With the Black Lives Matter movement has come a push to reconsider monuments to those whose racism – or worse – has been white-washed in the annals of history.

In New Zealand, that predominantly means reexamining the statues of colonisers like English explorer and our Aotearoa’s “discoverer” Captain James Cook – a bust of whom lurks on a plinth in the corner of the British High Commission lobby.

Clarke does not see any role for the UK in such discussions – “What New Zealand does with its statues is basically none of our business,” as she puts it – but it is clear she understands the objections that some hold.

“We all really struggle with racial inequality…and actually the statues are the kind of visual, physical manifestation of an inequity that is replicated across, what is the representation in statues, how is history told?…

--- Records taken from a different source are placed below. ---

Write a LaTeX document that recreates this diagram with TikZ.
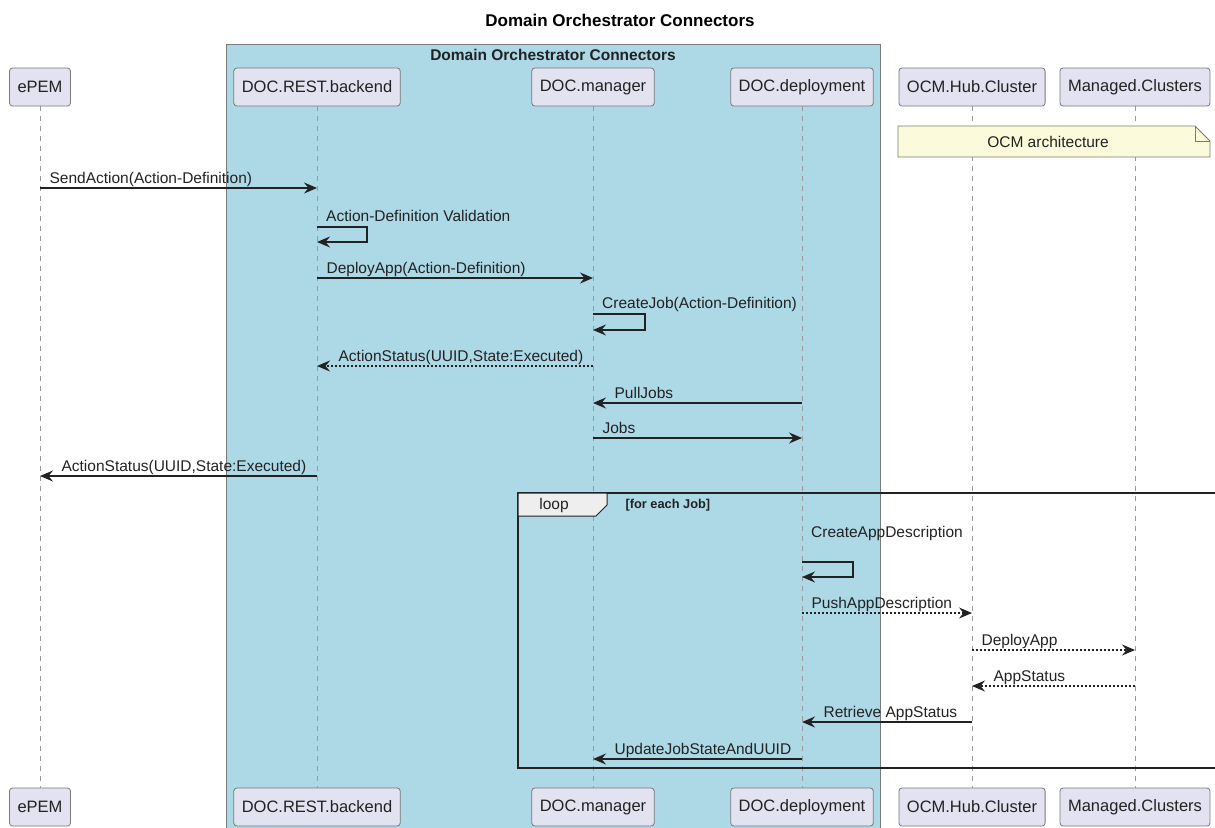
\documentclass[tikz,border=0pt]{standalone}
\usepackage{fontspec}
\setmainfont{Liberation Sans}
\usetikzlibrary{arrows.meta, calc}
\definecolor{bgGroup}{HTML}{ADD8E6}
\definecolor{bgPart}{HTML}{E2E2F0}
\definecolor{bgNote}{HTML}{FBFBDB}
\definecolor{bgTab}{HTML}{EEEEEE}
\definecolor{borderMain}{HTML}{7A7A7A}
\definecolor{lineMain}{HTML}{222222}
\definecolor{lifeColor}{HTML}{9A9A9A}
\tikzset{
  participant/.style={
    draw=borderMain, fill=bgPart, rounded corners=3pt,
    minimum height=38pt, inner xsep=8pt,
    font=\fontsize{16.5}{19}\selectfont, text=lineMain, line width=0.8pt,
  },
  lifeline/.style={
    draw=lifeColor, dash pattern=on 5pt off 5pt, line width=0.8pt,
  },
  msg/.style={
    -{Stealth[length=13pt, width=11pt, inset=4.5pt]}, line width=1.2pt, color=lineMain,
  },
  reply/.style={msg, dash pattern=on 2pt off 2pt},
  msglabel/.style={
    anchor=base west, inner sep=0pt,
    font=\fontsize{15.5}{18}\selectfont, text=lineMain,
  },
}

\begin{document}
\begin{tikzpicture}[x=1pt, y=-1pt]
  \path[use as bounding box, clip] (0,0) rectangle (1215,827);

  % === Title ===
  \node[font=\fontsize{17}{20}\selectfont\bfseries, text=black] (title) at (620,20) {Domain Orchestrator Connectors};

  % === Group box ===
  \draw[draw=borderMain, fill=bgGroup, line width=0.8pt] (226,44) rectangle (880,840);
  \node[font=\fontsize{15.5}{18}\selectfont\bfseries, text=lineMain] (grpLabel) at (553,55) {Domain Orchestrator Connectors};

  % === Participants (top row) ===
  \node[participant] (epemTop) at (40,87) {ePEM};
  \node[participant] (restTop) at (317,87) {DOC.REST.backend};
  \node[participant] (mgrTop) at (593,87) {DOC.manager};
  \node[participant] (depTop) at (802,87) {DOC.deployment};
  \node[participant] (hubTop) at (972,87) {OCM.Hub.Cluster};
  \node[participant] (mcTop) at (1135,87) {Managed.Clusters};

  % === Participants (bottom row) ===
  \node[participant] (epemBot) at (40,807) {ePEM};
  \node[participant] (restBot) at (317,807) {DOC.REST.backend};
  \node[participant] (mgrBot) at (593,807) {DOC.manager};
  \node[participant] (depBot) at (802,807) {DOC.deployment};
  \node[participant] (hubBot) at (972,807) {OCM.Hub.Cluster};
  \node[participant] (mcBot) at (1135,807) {Managed.Clusters};

  % === Lifelines ===
  \foreach \p in {epem, rest, mgr, dep, hub, mc}
    \draw[lifeline] (\p Top) -- (\p Bot);

  % === Note ===
  \draw[draw=borderMain, fill=bgNote, line width=0.8pt]
    (898,126) -- (1195,126) -- (1210,141) -- (1210,157) -- (898,157) -- cycle;
  \draw[draw=borderMain, line width=0.8pt] (1195,126) -- (1195,141) -- (1210,141);
  \node[font=\fontsize{15.5}{18}\selectfont, text=lineMain] (note) at (1048,142) {OCM architecture};

  % === Messages ===
  \draw[msg] (epemTop |- 0,188) -- node[msglabel, pos=0, xshift=9pt, yshift=5pt] {SendAction(Action-Definition)} (restTop |- 0,188);
  \draw[msg] (restTop |- 0,227) -- ++(50,0) -- ++(0,15) -- ++(-50,0);
  \node[msglabel] (lblValid) at ($(restTop |- 0,227)+(9,-6)$) {Action-Definition Validation};
  \draw[msg] (restTop |- 0,278) -- node[msglabel, pos=0, xshift=9pt, yshift=5pt] {DeployApp(Action-Definition)} (mgrTop |- 0,278);
  \draw[msg] (mgrTop |- 0,314) -- ++(52,0) -- ++(0,16) -- ++(-52,0);
  \node[msglabel] (lblJob) at ($(mgrTop |- 0,314)+(9,-6)$) {CreateJob(Action-Definition)};
  \draw[reply] (mgrTop |- 0,366) -- node[msglabel, pos=1, xshift=21pt, yshift=5pt] {ActionStatus(UUID,State:Executed)} (restTop |- 0,366);
  \draw[msg] (depTop |- 0,403) -- node[msglabel, pos=1, xshift=21pt, yshift=5pt] {PullJobs} (mgrTop |- 0,403);
  \draw[msg] (mgrTop |- 0,438) -- node[msglabel, pos=0, xshift=9pt, yshift=5pt] {Jobs} (depTop |- 0,438);
  \draw[msg] (restTop |- 0,476) -- node[msglabel, pos=1, xshift=21pt, yshift=5pt] {ActionStatus(UUID,State:Executed)} (epemTop |- 0,476);

  % === Loop frame ===
  \draw[line width=2pt, draw=lineMain] (1230,493) -- (518,493) -- (518,768) -- (1230,768);
  \draw[line width=1pt, draw=lineMain, fill=bgTab]
    (518,493) -- (607,493) -- (607,505) -- (596,516) -- (518,516) -- cycle;
  \node[font=\fontsize{15.5}{18}\selectfont, text=lineMain] (loopTag) at (554,505) {loop};
  \node[anchor=west, font=\fontsize{12.8}{15}\selectfont\bfseries, text=lineMain] (loopCond) at (622,505) {[for each Job]};

  % === Messages inside loop ===
  \draw[msg] (depTop |- 0,562) -- ++(51,0) -- ++(0,15) -- ++(-51,0);
  \node[msglabel] (lblApp) at ($(depTop |- 0,537)+(9,0)$) {CreateAppDescription};
  \draw[reply] (depTop |- 0,613) -- node[msglabel, pos=0, xshift=9pt, yshift=5pt] {PushAppDescription} (hubTop |- 0,613);
  \draw[reply] (hubTop |- 0,650) -- node[msglabel, pos=0, xshift=9pt, yshift=5pt] {DeployApp} (mcTop |- 0,650);
  \draw[reply] (mcTop |- 0,686) -- node[msglabel, pos=1, xshift=21pt, yshift=5pt] {AppStatus} (hubTop |- 0,686);
  \draw[msg] (hubTop |- 0,722) -- node[msglabel, pos=1, xshift=21pt, yshift=5pt] {Retrieve AppStatus} (depTop |- 0,722);
  \draw[msg] (depTop |- 0,759) -- node[msglabel, pos=1, xshift=21pt, yshift=5pt] {UpdateJobStateAndUUID} (mgrTop |- 0,759);

\end{tikzpicture}
\end{document}
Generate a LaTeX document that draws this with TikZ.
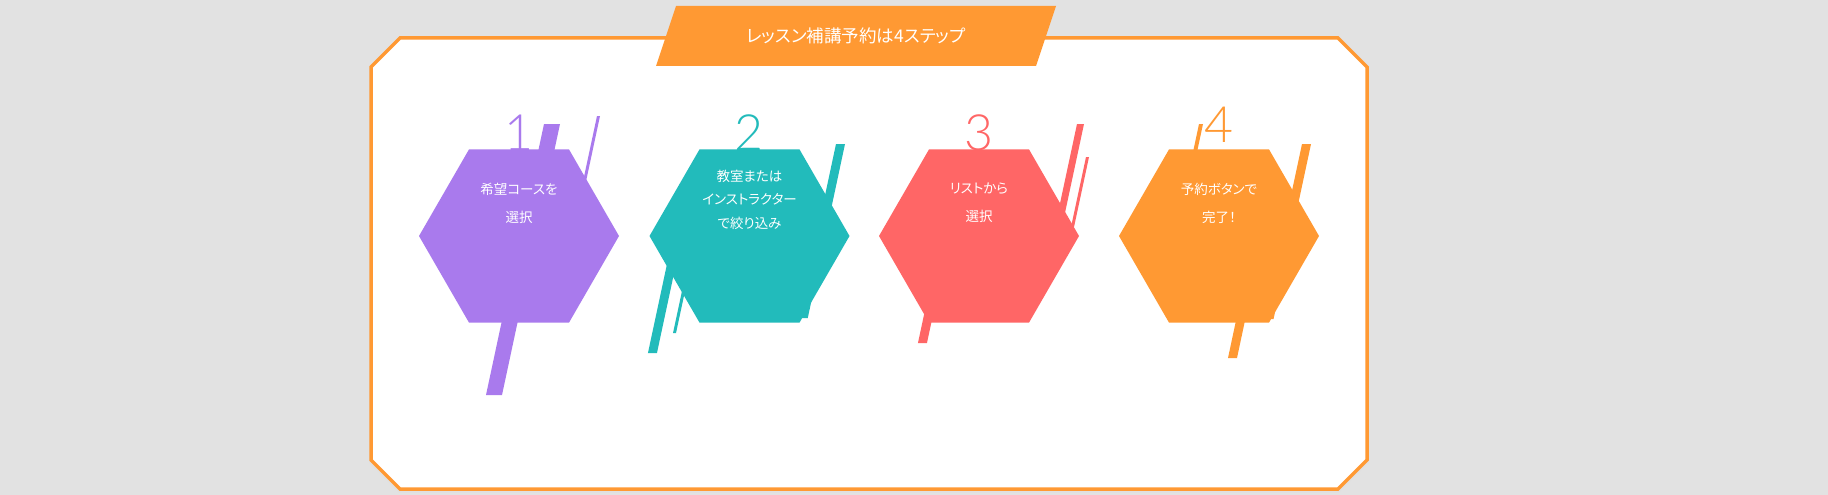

“It’s really important that we have honest conversations about the past and the history and the difficult bits as well, and that we learn from it.”

“It’s just so important..to always just try and see things from different perspectives and understand your own privilege and upbringing and perspective.”

Clarke has played a small but significant role in some of those conversations on our shores; last October, she delivered an expression of regret to iwi in Gisborne for the deaths of nine Māori in their first encounters with Cook and his crew.

She calls it a significant moment for the Crown, but just part of a wider effort to strengthen the UK’s relationship with and understanding of Māori, including a project to build ties between iwi and British cultural institutions.

The old memorial at the site of Cook’s landing in Gisborne has been augmented by the addition of a monument to a thousand years of Māori navigation to Aotearoa; the two memorials “kind of sit in dialogue with each other”, Clarke says admiringly.

“In a British school you learn about [Cook] from the ship, of arriving and looking at Aotearoa, looking at New Zealand and you don’t learn it from the beach.

“It’s just so important..to always just try and see things from different perspectives and understand your own privilege and upbringing and perspective…put yourself on the beach.”

Sam Sachdeva is Newsroom's national affairs editor, covering foreign affairs and trade, housing, and other issues of national significance.